SET TASK –
Print nothing but the lines from the start of the listing below through the line that contains "const meta = chart.getDatasetMeta(0);". Do not include the pictures.

↓↓↓

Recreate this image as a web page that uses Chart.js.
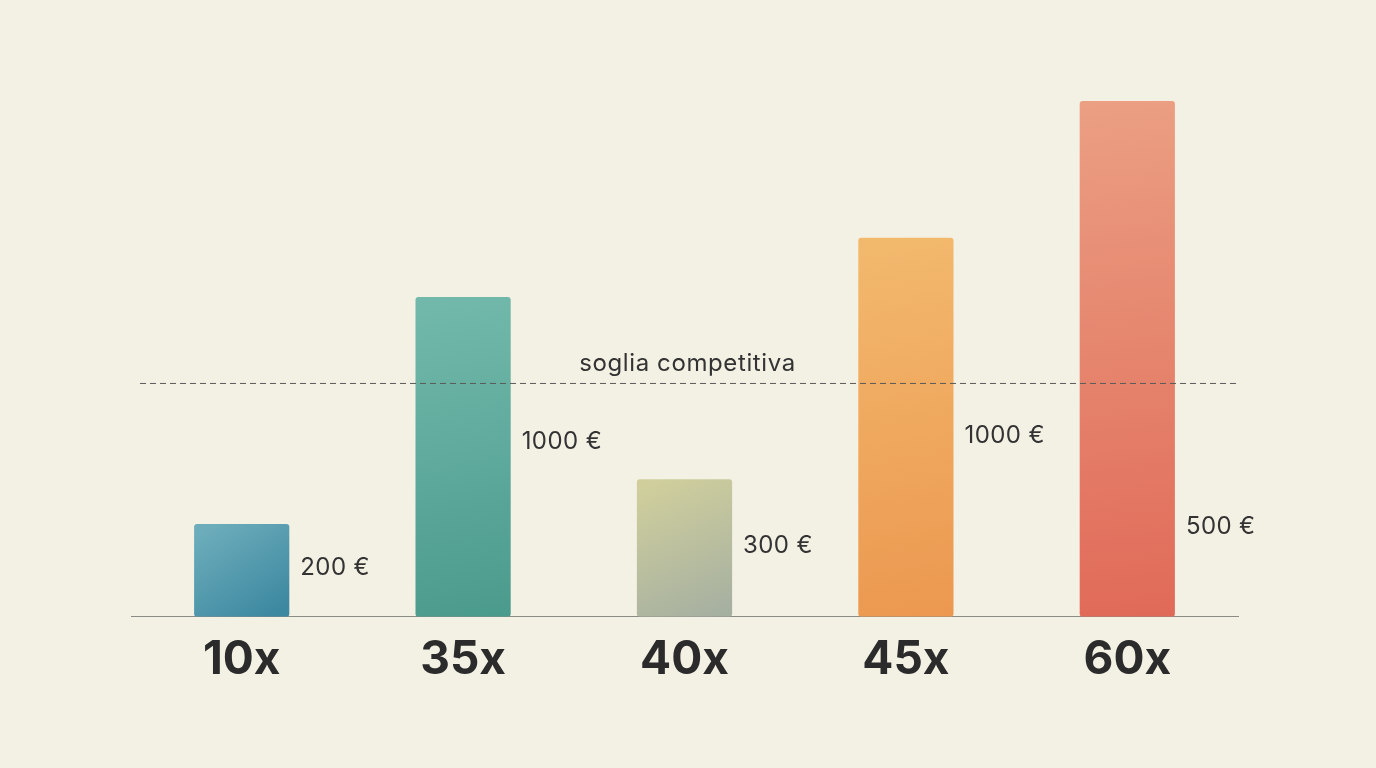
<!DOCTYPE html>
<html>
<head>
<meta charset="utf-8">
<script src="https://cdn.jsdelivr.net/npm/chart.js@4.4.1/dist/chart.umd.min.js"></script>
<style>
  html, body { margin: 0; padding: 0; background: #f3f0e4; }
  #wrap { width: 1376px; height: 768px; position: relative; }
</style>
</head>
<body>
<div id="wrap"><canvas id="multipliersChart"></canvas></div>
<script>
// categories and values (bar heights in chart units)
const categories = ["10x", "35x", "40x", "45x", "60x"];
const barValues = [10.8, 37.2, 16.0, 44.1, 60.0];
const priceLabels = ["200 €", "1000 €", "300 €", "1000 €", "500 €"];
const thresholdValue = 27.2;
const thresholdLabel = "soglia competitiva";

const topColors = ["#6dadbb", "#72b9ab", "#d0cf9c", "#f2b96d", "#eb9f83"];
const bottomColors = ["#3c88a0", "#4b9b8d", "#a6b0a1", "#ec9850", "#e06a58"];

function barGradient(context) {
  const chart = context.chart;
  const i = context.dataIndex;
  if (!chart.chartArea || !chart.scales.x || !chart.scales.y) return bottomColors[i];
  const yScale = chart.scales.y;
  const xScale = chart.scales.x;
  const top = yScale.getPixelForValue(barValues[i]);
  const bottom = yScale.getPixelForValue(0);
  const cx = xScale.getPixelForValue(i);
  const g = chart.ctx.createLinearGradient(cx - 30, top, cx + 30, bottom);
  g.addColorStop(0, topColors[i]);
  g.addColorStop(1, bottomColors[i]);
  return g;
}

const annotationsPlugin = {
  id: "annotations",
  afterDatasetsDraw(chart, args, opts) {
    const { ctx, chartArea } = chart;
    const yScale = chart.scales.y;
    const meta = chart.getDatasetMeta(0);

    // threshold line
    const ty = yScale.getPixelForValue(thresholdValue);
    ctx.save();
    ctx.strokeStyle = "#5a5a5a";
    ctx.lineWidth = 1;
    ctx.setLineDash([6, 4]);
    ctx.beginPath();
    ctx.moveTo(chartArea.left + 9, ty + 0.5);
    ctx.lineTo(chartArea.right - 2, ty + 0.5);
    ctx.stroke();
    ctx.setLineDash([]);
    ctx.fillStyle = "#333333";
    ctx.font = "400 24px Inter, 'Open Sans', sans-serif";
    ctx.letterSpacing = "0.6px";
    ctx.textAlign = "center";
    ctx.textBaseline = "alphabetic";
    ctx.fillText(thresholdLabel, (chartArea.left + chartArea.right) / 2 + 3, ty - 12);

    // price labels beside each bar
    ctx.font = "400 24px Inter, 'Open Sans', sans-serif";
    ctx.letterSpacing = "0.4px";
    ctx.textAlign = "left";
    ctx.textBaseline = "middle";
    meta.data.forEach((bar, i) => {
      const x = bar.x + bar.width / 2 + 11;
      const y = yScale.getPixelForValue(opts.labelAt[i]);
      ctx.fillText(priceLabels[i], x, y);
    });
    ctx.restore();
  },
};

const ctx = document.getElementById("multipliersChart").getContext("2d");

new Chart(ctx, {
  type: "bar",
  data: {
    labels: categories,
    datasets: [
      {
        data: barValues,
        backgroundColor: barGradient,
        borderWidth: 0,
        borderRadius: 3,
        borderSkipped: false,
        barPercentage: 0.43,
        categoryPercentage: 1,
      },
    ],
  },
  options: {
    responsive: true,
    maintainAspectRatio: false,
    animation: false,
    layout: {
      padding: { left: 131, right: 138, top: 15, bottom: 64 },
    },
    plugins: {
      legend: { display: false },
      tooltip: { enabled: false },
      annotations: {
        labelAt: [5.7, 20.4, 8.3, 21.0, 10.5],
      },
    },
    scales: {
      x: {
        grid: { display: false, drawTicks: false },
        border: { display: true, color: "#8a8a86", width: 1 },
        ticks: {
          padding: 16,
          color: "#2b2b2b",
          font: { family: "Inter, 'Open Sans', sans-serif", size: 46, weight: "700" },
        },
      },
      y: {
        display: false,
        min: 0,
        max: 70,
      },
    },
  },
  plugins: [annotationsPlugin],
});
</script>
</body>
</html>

↑↑↑

TASK SOLUTION –
Recreate this image as a web page that uses Chart.js.
<!DOCTYPE html>
<html>
<head>
<meta charset="utf-8">
<script src="https://cdn.jsdelivr.net/npm/chart.js@4.4.1/dist/chart.umd.min.js"></script>
<style>
  html, body { margin: 0; padding: 0; background: #f3f0e4; }
  #wrap { width: 1376px; height: 768px; position: relative; }
</style>
</head>
<body>
<div id="wrap"><canvas id="multipliersChart"></canvas></div>
<script>
// categories and values (bar heights in chart units)
const categories = ["10x", "35x", "40x", "45x", "60x"];
const barValues = [10.8, 37.2, 16.0, 44.1, 60.0];
const priceLabels = ["200 €", "1000 €", "300 €", "1000 €", "500 €"];
const thresholdValue = 27.2;
const thresholdLabel = "soglia competitiva";

const topColors = ["#6dadbb", "#72b9ab", "#d0cf9c", "#f2b96d", "#eb9f83"];
const bottomColors = ["#3c88a0", "#4b9b8d", "#a6b0a1", "#ec9850", "#e06a58"];

function barGradient(context) {
  const chart = context.chart;
  const i = context.dataIndex;
  if (!chart.chartArea || !chart.scales.x || !chart.scales.y) return bottomColors[i];
  const yScale = chart.scales.y;
  const xScale = chart.scales.x;
  const top = yScale.getPixelForValue(barValues[i]);
  const bottom = yScale.getPixelForValue(0);
  const cx = xScale.getPixelForValue(i);
  const g = chart.ctx.createLinearGradient(cx - 30, top, cx + 30, bottom);
  g.addColorStop(0, topColors[i]);
  g.addColorStop(1, bottomColors[i]);
  return g;
}

const annotationsPlugin = {
  id: "annotations",
  afterDatasetsDraw(chart, args, opts) {
    const { ctx, chartArea } = chart;
    const yScale = chart.scales.y;
    const meta = chart.getDatasetMeta(0);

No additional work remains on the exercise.